> _MATERIAL PROVIDED_:
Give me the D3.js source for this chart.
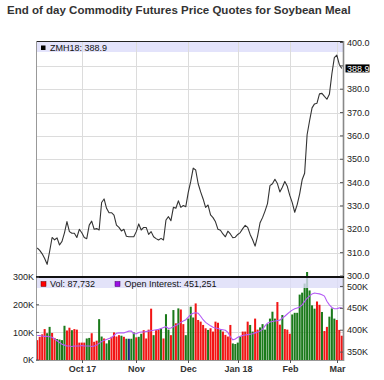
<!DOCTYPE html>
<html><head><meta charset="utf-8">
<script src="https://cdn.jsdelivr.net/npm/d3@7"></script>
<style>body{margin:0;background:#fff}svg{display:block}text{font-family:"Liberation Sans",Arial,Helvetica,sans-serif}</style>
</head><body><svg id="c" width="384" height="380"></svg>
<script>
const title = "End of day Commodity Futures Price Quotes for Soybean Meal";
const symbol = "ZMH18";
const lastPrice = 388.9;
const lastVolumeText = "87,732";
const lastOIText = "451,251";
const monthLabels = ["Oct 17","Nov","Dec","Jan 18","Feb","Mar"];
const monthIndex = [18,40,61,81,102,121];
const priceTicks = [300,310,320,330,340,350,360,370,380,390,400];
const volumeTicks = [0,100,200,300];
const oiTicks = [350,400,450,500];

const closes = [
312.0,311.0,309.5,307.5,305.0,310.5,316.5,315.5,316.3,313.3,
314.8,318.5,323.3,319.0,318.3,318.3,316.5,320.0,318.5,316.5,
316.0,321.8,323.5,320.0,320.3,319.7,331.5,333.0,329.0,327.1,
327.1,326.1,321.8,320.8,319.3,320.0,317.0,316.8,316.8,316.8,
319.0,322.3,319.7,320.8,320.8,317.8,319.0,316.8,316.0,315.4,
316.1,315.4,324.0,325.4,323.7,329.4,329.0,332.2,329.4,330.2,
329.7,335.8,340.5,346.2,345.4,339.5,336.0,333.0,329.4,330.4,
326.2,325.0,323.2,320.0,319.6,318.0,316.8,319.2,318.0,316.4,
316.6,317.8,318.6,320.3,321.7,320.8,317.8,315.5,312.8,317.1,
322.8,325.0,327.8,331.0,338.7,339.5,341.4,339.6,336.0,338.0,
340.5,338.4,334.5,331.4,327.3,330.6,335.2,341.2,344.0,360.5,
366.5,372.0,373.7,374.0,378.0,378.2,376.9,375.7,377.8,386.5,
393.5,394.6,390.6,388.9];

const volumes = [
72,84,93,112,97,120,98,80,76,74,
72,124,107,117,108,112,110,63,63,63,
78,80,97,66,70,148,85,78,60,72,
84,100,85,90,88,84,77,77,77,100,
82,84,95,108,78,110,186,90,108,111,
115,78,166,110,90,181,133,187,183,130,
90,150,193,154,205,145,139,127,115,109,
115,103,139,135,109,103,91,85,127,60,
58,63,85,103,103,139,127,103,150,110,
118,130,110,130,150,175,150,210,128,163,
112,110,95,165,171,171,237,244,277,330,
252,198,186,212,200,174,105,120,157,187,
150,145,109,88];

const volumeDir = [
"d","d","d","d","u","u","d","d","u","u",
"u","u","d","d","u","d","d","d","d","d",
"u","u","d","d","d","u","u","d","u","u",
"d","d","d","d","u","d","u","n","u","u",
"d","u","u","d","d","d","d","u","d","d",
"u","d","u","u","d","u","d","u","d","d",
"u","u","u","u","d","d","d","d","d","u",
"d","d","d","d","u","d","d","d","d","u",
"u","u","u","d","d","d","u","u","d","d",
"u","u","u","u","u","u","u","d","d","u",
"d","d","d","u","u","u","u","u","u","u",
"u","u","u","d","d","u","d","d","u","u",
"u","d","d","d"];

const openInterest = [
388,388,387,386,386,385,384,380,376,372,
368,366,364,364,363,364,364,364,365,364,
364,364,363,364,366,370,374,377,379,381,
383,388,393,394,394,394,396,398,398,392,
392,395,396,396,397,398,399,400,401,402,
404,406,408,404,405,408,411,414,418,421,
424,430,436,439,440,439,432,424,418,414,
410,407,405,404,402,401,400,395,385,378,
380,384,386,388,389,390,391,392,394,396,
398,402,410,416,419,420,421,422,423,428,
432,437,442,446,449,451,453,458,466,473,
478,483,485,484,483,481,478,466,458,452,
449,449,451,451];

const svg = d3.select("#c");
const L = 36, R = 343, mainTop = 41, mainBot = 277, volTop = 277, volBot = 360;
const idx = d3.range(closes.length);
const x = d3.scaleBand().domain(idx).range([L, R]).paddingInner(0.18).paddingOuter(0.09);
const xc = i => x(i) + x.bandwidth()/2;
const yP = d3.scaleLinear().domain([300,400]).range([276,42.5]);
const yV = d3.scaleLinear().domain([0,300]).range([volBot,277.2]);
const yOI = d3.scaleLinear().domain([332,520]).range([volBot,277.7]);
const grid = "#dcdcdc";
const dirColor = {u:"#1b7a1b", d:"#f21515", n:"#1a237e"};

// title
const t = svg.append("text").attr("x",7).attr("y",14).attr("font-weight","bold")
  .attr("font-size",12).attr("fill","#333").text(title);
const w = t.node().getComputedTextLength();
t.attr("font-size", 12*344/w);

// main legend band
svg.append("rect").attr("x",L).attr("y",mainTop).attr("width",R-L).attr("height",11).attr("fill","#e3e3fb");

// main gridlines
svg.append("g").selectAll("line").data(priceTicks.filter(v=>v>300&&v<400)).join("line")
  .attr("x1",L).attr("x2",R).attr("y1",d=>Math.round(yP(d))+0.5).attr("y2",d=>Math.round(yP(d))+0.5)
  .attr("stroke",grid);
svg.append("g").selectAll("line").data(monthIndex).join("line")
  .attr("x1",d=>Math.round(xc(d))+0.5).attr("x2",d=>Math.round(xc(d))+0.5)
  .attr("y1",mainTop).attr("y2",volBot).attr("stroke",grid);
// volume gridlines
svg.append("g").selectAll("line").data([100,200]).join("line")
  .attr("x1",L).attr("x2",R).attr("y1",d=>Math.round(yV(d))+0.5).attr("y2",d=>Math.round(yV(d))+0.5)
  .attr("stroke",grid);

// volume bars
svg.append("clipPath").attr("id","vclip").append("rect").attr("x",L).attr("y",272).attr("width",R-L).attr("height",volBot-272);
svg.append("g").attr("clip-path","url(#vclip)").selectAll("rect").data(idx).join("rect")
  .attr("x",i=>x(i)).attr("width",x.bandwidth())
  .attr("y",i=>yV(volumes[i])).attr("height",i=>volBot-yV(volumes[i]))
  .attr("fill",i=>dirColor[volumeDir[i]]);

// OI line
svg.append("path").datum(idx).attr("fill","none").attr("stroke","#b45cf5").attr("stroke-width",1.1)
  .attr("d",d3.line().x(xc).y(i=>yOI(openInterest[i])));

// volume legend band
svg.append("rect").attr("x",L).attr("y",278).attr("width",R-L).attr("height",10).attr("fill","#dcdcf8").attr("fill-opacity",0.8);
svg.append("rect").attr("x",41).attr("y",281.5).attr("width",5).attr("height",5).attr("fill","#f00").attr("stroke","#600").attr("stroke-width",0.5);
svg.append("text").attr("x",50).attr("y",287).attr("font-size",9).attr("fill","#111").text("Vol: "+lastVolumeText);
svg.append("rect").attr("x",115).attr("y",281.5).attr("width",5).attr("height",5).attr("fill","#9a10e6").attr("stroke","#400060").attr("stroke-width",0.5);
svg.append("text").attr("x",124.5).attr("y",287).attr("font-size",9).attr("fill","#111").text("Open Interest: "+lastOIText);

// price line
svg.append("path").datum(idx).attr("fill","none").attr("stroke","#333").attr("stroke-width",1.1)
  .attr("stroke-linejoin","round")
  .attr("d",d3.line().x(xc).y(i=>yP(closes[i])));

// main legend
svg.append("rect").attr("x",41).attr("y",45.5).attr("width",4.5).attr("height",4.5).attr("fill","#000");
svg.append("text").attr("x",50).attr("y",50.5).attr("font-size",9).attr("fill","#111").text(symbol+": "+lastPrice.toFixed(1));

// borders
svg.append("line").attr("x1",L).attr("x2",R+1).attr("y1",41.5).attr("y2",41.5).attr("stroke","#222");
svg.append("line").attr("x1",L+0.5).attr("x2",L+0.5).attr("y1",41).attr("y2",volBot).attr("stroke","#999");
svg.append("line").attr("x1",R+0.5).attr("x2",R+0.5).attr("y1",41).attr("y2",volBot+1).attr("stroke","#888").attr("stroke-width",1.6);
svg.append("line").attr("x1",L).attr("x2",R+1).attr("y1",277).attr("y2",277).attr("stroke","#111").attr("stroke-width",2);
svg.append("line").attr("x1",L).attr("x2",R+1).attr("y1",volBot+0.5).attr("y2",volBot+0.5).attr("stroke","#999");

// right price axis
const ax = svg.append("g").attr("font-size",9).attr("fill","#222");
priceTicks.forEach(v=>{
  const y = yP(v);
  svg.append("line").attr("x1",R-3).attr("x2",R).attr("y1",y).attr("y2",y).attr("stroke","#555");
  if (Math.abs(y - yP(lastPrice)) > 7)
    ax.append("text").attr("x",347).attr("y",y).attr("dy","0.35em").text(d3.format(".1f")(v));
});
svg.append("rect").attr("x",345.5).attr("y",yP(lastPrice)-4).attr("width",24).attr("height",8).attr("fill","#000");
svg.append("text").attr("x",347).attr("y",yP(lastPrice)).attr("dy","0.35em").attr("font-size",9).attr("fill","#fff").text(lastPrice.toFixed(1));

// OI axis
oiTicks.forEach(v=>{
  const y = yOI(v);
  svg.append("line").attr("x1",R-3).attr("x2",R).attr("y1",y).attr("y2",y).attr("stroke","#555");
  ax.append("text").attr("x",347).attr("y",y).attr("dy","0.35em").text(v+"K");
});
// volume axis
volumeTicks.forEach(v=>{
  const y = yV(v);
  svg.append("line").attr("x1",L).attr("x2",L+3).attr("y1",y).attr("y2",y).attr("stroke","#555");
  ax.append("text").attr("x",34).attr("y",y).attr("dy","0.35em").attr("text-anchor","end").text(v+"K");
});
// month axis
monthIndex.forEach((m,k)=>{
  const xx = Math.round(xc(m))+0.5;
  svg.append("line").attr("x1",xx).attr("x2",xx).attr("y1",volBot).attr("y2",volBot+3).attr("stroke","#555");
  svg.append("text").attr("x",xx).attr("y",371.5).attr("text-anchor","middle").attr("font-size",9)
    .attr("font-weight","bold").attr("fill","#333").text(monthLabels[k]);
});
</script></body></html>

> _PROBLEM REQUIREMENTS_:
Omitting all pictures, restate exactly the lines of the material from its start through the line that contains "393.5,394.6,390.6,388.9];".

> _CORRECT OUTPUT_:
Give me the D3.js source for this chart.
<!DOCTYPE html>
<html><head><meta charset="utf-8">
<script src="https://cdn.jsdelivr.net/npm/d3@7"></script>
<style>body{margin:0;background:#fff}svg{display:block}text{font-family:"Liberation Sans",Arial,Helvetica,sans-serif}</style>
</head><body><svg id="c" width="384" height="380"></svg>
<script>
const title = "End of day Commodity Futures Price Quotes for Soybean Meal";
const symbol = "ZMH18";
const lastPrice = 388.9;
const lastVolumeText = "87,732";
const lastOIText = "451,251";
const monthLabels = ["Oct 17","Nov","Dec","Jan 18","Feb","Mar"];
const monthIndex = [18,40,61,81,102,121];
const priceTicks = [300,310,320,330,340,350,360,370,380,390,400];
const volumeTicks = [0,100,200,300];
const oiTicks = [350,400,450,500];

const closes = [
312.0,311.0,309.5,307.5,305.0,310.5,316.5,315.5,316.3,313.3,
314.8,318.5,323.3,319.0,318.3,318.3,316.5,320.0,318.5,316.5,
316.0,321.8,323.5,320.0,320.3,319.7,331.5,333.0,329.0,327.1,
327.1,326.1,321.8,320.8,319.3,320.0,317.0,316.8,316.8,316.8,
319.0,322.3,319.7,320.8,320.8,317.8,319.0,316.8,316.0,315.4,
316.1,315.4,324.0,325.4,323.7,329.4,329.0,332.2,329.4,330.2,
329.7,335.8,340.5,346.2,345.4,339.5,336.0,333.0,329.4,330.4,
326.2,325.0,323.2,320.0,319.6,318.0,316.8,319.2,318.0,316.4,
316.6,317.8,318.6,320.3,321.7,320.8,317.8,315.5,312.8,317.1,
322.8,325.0,327.8,331.0,338.7,339.5,341.4,339.6,336.0,338.0,
340.5,338.4,334.5,331.4,327.3,330.6,335.2,341.2,344.0,360.5,
366.5,372.0,373.7,374.0,378.0,378.2,376.9,375.7,377.8,386.5,
393.5,394.6,390.6,388.9];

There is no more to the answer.